Among the challenges for IT decision makers is that they perceive a lack of accountability for investment outcomes, or they are not sure how accountability is managed, PwC said. Responsibility for managing IT value is fragmented, PwC said, and frequently lies within competing organizations, plus they report history rather than measuring value deeply enough to inform decision making.
“Today’s increasingly dynamic and competitive marketplace, where product speed to market and corporate agility are increasingly important, requires IT to be nimble,” PwC said. “Making changes to large legacy systems, and the systems built on top of them, is too complex and takes too long. In a world where companies expect to get what they want quickly and inexpensively, the IT response to requests is perceived as being of lower value.”
Maximizing IT’s value requires an investment of time and money to understand the cost drivers of IT, align accountability and decision making in planning processes, segment and collect IT instrumentation data “at a deeper level,” and build systems that enable better day-to-day decisions, PwC said.
To achieve full IT value, insurers should look at their culture, decision-making processes and “business of IT ecosystem,” PwC said, which it defines as the people, processes and tools affecting investment decisions, and how it measures and acts to improve the value of those investments.
Building the right IT value ecosystem requires:
- Business culture. That includes outlook and expectations around time horizon and impact of change.
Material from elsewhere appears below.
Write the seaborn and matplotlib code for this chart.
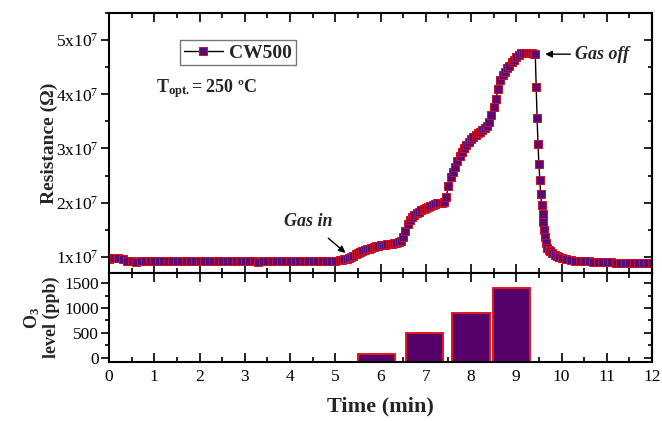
import numpy as np
import pandas as pd
import matplotlib
matplotlib.use("Agg")
import matplotlib.pyplot as plt
import seaborn as sns
from matplotlib.ticker import MultipleLocator, FuncFormatter

# ---------------- data ----------------
time_min = [
    0.0, 0.1, 0.2, 0.3, 0.4, 0.5, 0.6, 0.7, 0.8, 0.9,
    1.0, 1.1, 1.2, 1.3, 1.4, 1.5, 1.6, 1.7, 1.8, 1.9,
    2.0, 2.1, 2.2, 2.3, 2.4, 2.5, 2.6, 2.7, 2.8, 2.9,
    3.0, 3.1, 3.2, 3.3, 3.4, 3.5, 3.6, 3.7, 3.8, 3.9,
    4.0, 4.1, 4.2, 4.3, 4.4, 4.5, 4.6, 4.7, 4.8, 4.9,
    5.0, 5.1, 5.15,
    5.20, 5.25, 5.30, 5.35, 5.40, 5.45, 5.50, 5.55, 5.60, 5.65,
    5.70, 5.75, 5.80, 5.85, 5.90, 5.95, 6.00, 6.05, 6.10, 6.15,
    6.20, 6.25, 6.30, 6.35, 6.40, 6.45, 6.50, 6.55, 6.60, 6.65,
    6.70, 6.75, 6.80, 6.85, 6.90, 6.95, 7.00, 7.05, 7.10, 7.15,
    7.20, 7.25, 7.30, 7.35, 7.40, 7.45, 7.50, 7.55, 7.60, 7.65,
    7.70, 7.75, 7.80, 7.85, 7.90, 7.95, 8.00, 8.05, 8.10, 8.15,
    8.20, 8.25, 8.30, 8.35, 8.40, 8.45, 8.50, 8.55, 8.60, 8.65,
    8.70, 8.75, 8.80, 8.85, 8.90, 8.95, 9.00, 9.05, 9.10, 9.15,
    9.20, 9.25, 9.30, 9.35, 9.40, 9.42,
    9.44, 9.46, 9.48, 9.50, 9.52, 9.54, 9.56, 9.58, 9.60, 9.62,
    9.64, 9.66, 9.69, 9.72, 9.75, 9.80, 9.85, 9.90, 9.95,
    10.0, 10.1, 10.2, 10.3, 10.4, 10.5, 10.6, 10.7, 10.8, 10.9,
    11.0, 11.1, 11.2, 11.3, 11.4, 11.5, 11.6, 11.7, 11.8, 11.9, 12.0,
]
resistance_1e7 = [
    0.95, 0.97, 0.97, 0.95, 0.93, 0.92, 0.91, 0.92, 0.92, 0.93,
    0.92, 0.92, 0.92, 0.93, 0.92, 0.92, 0.93, 0.92, 0.92, 0.92,
    0.93, 0.92, 0.92, 0.93, 0.92, 0.92, 0.92, 0.93, 0.92, 0.92,
    0.92, 0.92, 0.92, 0.91, 0.92, 0.92, 0.92, 0.93, 0.93, 0.92,
    0.92, 0.93, 0.93, 0.92, 0.93, 0.92, 0.92, 0.93, 0.93, 0.92,
    0.93, 0.94, 0.94,
    0.95, 0.96, 0.97, 0.99, 1.02, 1.05, 1.07, 1.09, 1.11, 1.13,
    1.14, 1.15, 1.16, 1.18, 1.19, 1.20, 1.21, 1.22, 1.22, 1.23,
    1.24, 1.24, 1.25, 1.26, 1.27, 1.29, 1.36, 1.48, 1.60, 1.68,
    1.73, 1.77, 1.80, 1.83, 1.86, 1.88, 1.90, 1.92, 1.94, 1.96,
    1.98, 1.99, 2.00, 2.00, 2.02, 2.10, 2.30, 2.47, 2.57, 2.66,
    2.76, 2.86, 2.94, 3.01, 3.07, 3.12, 3.17, 3.21, 3.25, 3.28,
    3.31, 3.34, 3.38, 3.42, 3.49, 3.62, 3.76, 3.91, 4.10, 4.26,
    4.35, 4.42, 4.48, 4.53, 4.59, 4.64, 4.69, 4.73, 4.76, 4.77,
    4.77, 4.77, 4.76, 4.76, 4.75, 4.74,
    4.13, 3.57, 3.09, 2.71, 2.42, 2.16, 1.96, 1.79, 1.65, 1.50,
    1.37, 1.25, 1.17, 1.13, 1.10, 1.07, 1.04, 1.02, 1.00,
    0.98, 0.96, 0.945, 0.93, 0.925, 0.92, 0.915, 0.91, 0.91, 0.90,
    0.90, 0.90, 0.89, 0.89, 0.89, 0.88, 0.89, 0.88, 0.88, 0.88, 0.88,
]

bar_time_min = [5.91, 6.98, 8.00, 8.90]
o3_ppb = [80, 500, 900, 1400]

series_label = "CW500"
# --------------------------------------

sns.set_theme(style="ticks")
plt.rcParams.update({
    "font.family": ["Liberation Serif", "DejaVu Serif"],
    "mathtext.fontset": "custom",
    "mathtext.rm": "Liberation Serif",
    "mathtext.it": "Liberation Serif:italic",
    "mathtext.bf": "Liberation Serif:bold",
    "axes.linewidth": 1.5,
    "axes.edgecolor": "black",
    "xtick.color": "black",
    "ytick.color": "black",
    "xtick.labelsize": 12.5,
    "ytick.labelsize": 12.5,
})

df_line = pd.DataFrame({"time": time_min, "res": resistance_1e7})
df_bar = pd.DataFrame({"time": bar_time_min, "o3": o3_ppb})

fig = plt.figure(figsize=(6.62, 4.21), dpi=100)
left, width = 0.1647, 0.8202
ax1 = fig.add_axes([left, 0.3515, width, 0.6176])
ax2 = fig.add_axes([left, 0.1390, width, 0.2125])

for ax in (ax1, ax2):
    ax.set_facecolor("white")
    for s in ax.spines.values():
        s.set_visible(True)
        s.set_linewidth(1.5)

# ---- top panel: resistance ----
sns.lineplot(data=df_line, x="time", y="res", ax=ax1, estimator=None, sort=False,
             color="black", linewidth=1.0, marker="s", markersize=5.6,
             markerfacecolor="#5c0a73", markeredgecolor="#cc1025",
             markeredgewidth=0.7, label=series_label, legend=False)
ax1.set_xlim(0, 12)
ax1.set_ylim(0.7, 5.5)
ax1.set_xlabel("")
ax1.set_ylabel("Resistance (Ω)", fontsize=14, fontweight="bold")
ax1.yaxis.set_label_coords(-0.094, 0.5)
ax1.xaxis.set_major_locator(MultipleLocator(1))
ax1.xaxis.set_minor_locator(MultipleLocator(0.5))
ax1.yaxis.set_major_locator(MultipleLocator(1))
ax1.yaxis.set_minor_locator(MultipleLocator(0.5))
ax1.yaxis.set_major_formatter(FuncFormatter(lambda v, p: r"$%d\mathrm{x}10^{7}$" % round(v)))
ax1.tick_params(axis="x", which="both", direction="in", top=True, bottom=True,
                labelbottom=False, width=1.2)
ax1.tick_params(axis="x", which="major", length=6.5)
ax1.tick_params(axis="x", which="minor", length=3.5)
ax1.tick_params(axis="y", which="both", direction="out", left=True, right=False,
                width=1.2, pad=2)
ax1.tick_params(axis="y", which="major", length=5.5)
ax1.tick_params(axis="y", which="minor", length=3)
sec1 = ax1.secondary_yaxis("right")
sec1.yaxis.set_major_locator(MultipleLocator(1))
sec1.yaxis.set_minor_locator(MultipleLocator(0.5))
sec1.tick_params(axis="y", which="both", direction="in", labelright=False, width=1.2)
sec1.tick_params(axis="y", which="major", length=5.5)
sec1.tick_params(axis="y", which="minor", length=3)
sec1.spines["right"].set_linewidth(1.5)

leg = ax1.legend(loc="upper left", bbox_to_anchor=(0.131, 0.896), frameon=True,
                 fancybox=False, edgecolor="#777777", framealpha=1,
                 prop={"weight": "bold", "size": 14}, handlelength=2.0,
                 borderpad=0.2, handletextpad=0.3, borderaxespad=0)
leg.get_frame().set_linewidth(1.0)

ax1.text(0.0866, 0.708, r"T$_{\mathbf{opt.}}$= 250 ºC", transform=ax1.transAxes,
         fontsize=13, fontweight="bold", ha="left", va="center")

ax1.annotate("Gas in", xy=(5.25, 1.055), xytext=(4.40, 1.66),
             ha="center", va="center", fontsize=13, fontweight="bold",
             fontstyle="italic",
             arrowprops=dict(arrowstyle="-|>", color="black", lw=1.0,
                             shrinkA=6, shrinkB=1, mutation_scale=10))
ax1.annotate("Gas off", xy=(9.64, 4.74), xytext=(10.30, 4.74),
             ha="left", va="center", fontsize=13, fontweight="bold",
             fontstyle="italic",
             arrowprops=dict(arrowstyle="-|>", color="black", lw=1.0,
                             shrinkA=1, shrinkB=0, mutation_scale=10))

# ---- bottom panel: O3 level ----
sns.barplot(data=df_bar, x="time", y="o3", ax=ax2, native_scale=True, orient="x",
            width=0.82 / 0.9, color="#56006a", saturation=1, errorbar=None,
            edgecolor="#e8141e", linewidth=1.4)
ybot = -90
for p in ax2.patches:
    h = p.get_height()
    p.set_y(ybot)
    p.set_height(h - ybot)
ax2.set_xlim(0, 12)
ax2.set_ylim(ybot, 1700)
ax2.xaxis.set_major_locator(MultipleLocator(1))
ax2.xaxis.set_minor_locator(MultipleLocator(0.5))
ax2.xaxis.set_major_formatter(FuncFormatter(lambda v, p: "%d" % round(v)))
ax2.yaxis.set_major_locator(MultipleLocator(500))
ax2.yaxis.set_minor_locator(MultipleLocator(250))
ax2.tick_params(axis="x", which="both", direction="in", top=True, bottom=True,
                width=1.2, pad=5)
ax2.tick_params(axis="x", which="major", length=6.5)
ax2.tick_params(axis="x", which="minor", length=3.5)
ax2.tick_params(axis="y", which="both", direction="out", left=True, right=False,
                width=1.2, pad=2)
ax2.tick_params(axis="y", which="major", length=5.5)
ax2.tick_params(axis="y", which="minor", length=3)
sec2 = ax2.secondary_yaxis("right")
sec2.yaxis.set_major_locator(MultipleLocator(500))
sec2.yaxis.set_minor_locator(MultipleLocator(250))
sec2.tick_params(axis="y", which="both", direction="in", labelright=False, width=1.2)
sec2.tick_params(axis="y", which="major", length=5.5)
sec2.tick_params(axis="y", which="minor", length=3)
sec2.spines["right"].set_linewidth(1.5)

ax2.set_xlabel("Time (min)", fontsize=16, fontweight="bold")
ax2.xaxis.set_label_coords(0.5, -0.38)
ax2.set_ylabel("O$_\\mathbf{3}$\nlevel (ppb)", fontsize=13, fontweight="bold",
               linespacing=1.1)
ax2.yaxis.set_label_coords(-0.09, 0.5)

fig.savefig("out.png", dpi=100)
- Segmentation and transparency. Understanding the total cost of ownership of all decisions; spend needs to be segmented and aligned to business functions and supporting platforms.
- Decision making. Decision rights need to be clear and aligned with those accountable for delivering bottom line results.
- Instrumentation. Decision makers need high-quality granular data, processes and systems to measure, plan, forecast and charge back effectively. To drive decision making, decision makers need high quality, benchmarked data and timely feedback.
Benefits to investing in the IT value ecosystem include:
- The expectation that IT investment will be actively managed under an agreed-to set of guiding principles.
- The ability to measure and benchmark IT spend in segments and categories that are aligned with the business goals.
- Joint construction of the annual budget with an understanding of the service and risk trade-offs facing the business.
- An understanding of the total cost of ownership of discretionary projects.
"Leading companies are treating their IT value ecosystem problem holistically by simultaneously improving their governance models and the instrumentation provided by their underlying support systems, and then providing transparency into their spending habits to support planning and decision making,” PwC said.